Italy’s Carabinieri police not only fight crime but pollution, too. Bees are the police force’s informers as they monitor the health of the country’s environment.
A special unit of the Carabinieri works to protect forests and the environment. On the roof of their headquarters in Rome, the unit’s beehives are a source of information. In place since 2018, the bees have kept a steady flow of biodiversity indicators coming the force’s way.

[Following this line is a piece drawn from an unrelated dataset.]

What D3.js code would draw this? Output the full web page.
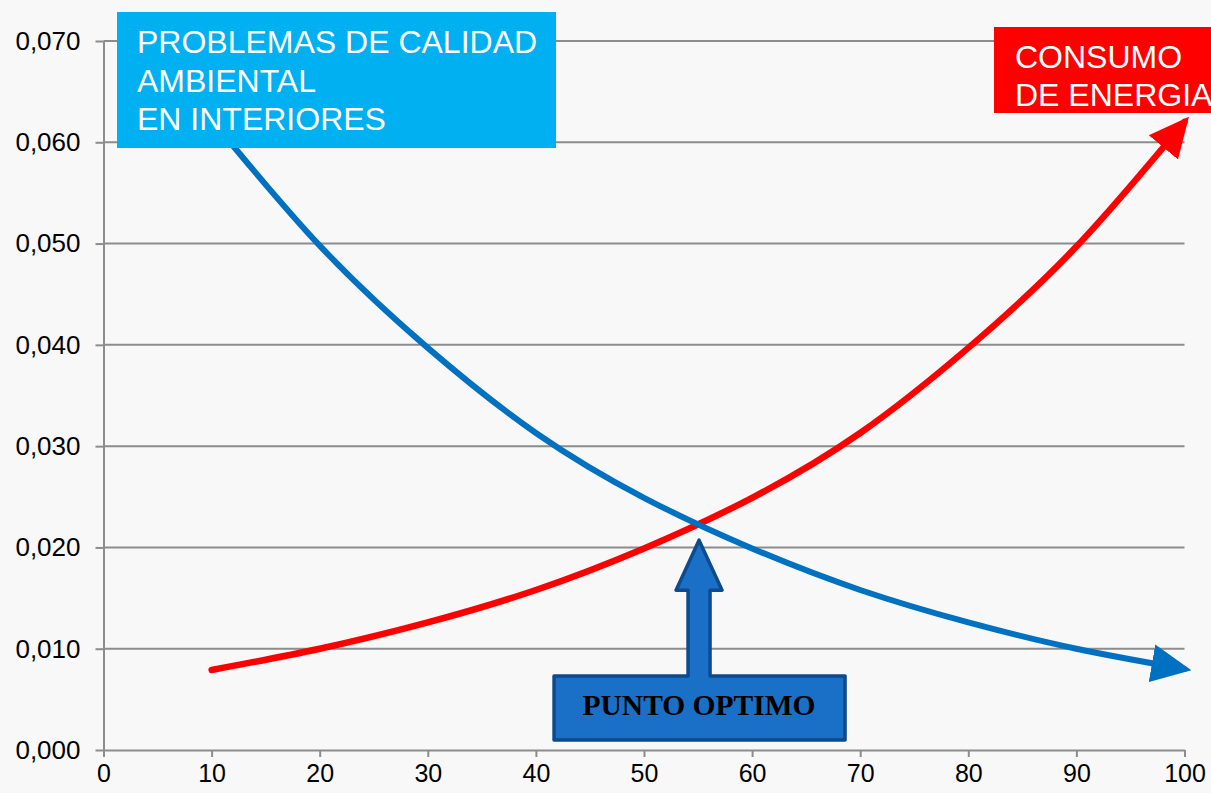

“One of the main duties of Italy’s Carabinieri police force is to monitor the environment but here we’re using bees in a new way, as biodiversity indicators. They monitor an area that’s 1.5-2km in size. That helps us to can gather useful information, which isn’t normally available, about the atmospheric pollutants that might be present in urban areas, such as dioxins and other substances,” explained Lieut. Col. Giancarlo Papitto, from the Carabinieri’s Forestry and Environment Unit Command.
More than a buzzword
The police take the environment very seriously and the bees have been providing vital information on air pollution levels, General Pietro Antonio Marzo told Euronews.
“This will allow us to have a fuller picture of the situation and help improve to urban living and will affect political decisions in a way that will improve the quality of life in our cities and the health of our citizens,” he says.
The Carabinieri intend to cross-pollinate with other cities in Italy. A recent €500,000 investment will see the beekeeping project extend across the country. They also hope the idea will germinate across Europe.
Lieut. Col Giancarlo Papitto told Euronews, “Italy could become the first pilot case. And what has been achieved here could be replicated across the rest of Europe.”
Why monitor in cities?
The President of Italy’s Apiculture Federation Raffaele Cirone says urban areas are a haven for bees.
“Cities are naturally rich in biodiversity. If you take balconies, for example, where so many different plants are being taken care of, or gardens and green urban areas, these are filled with species that appeal to bees. Both the nectar and the pollen being produced in Rome tell us that the city has a great variety of flowers,” Cirone said.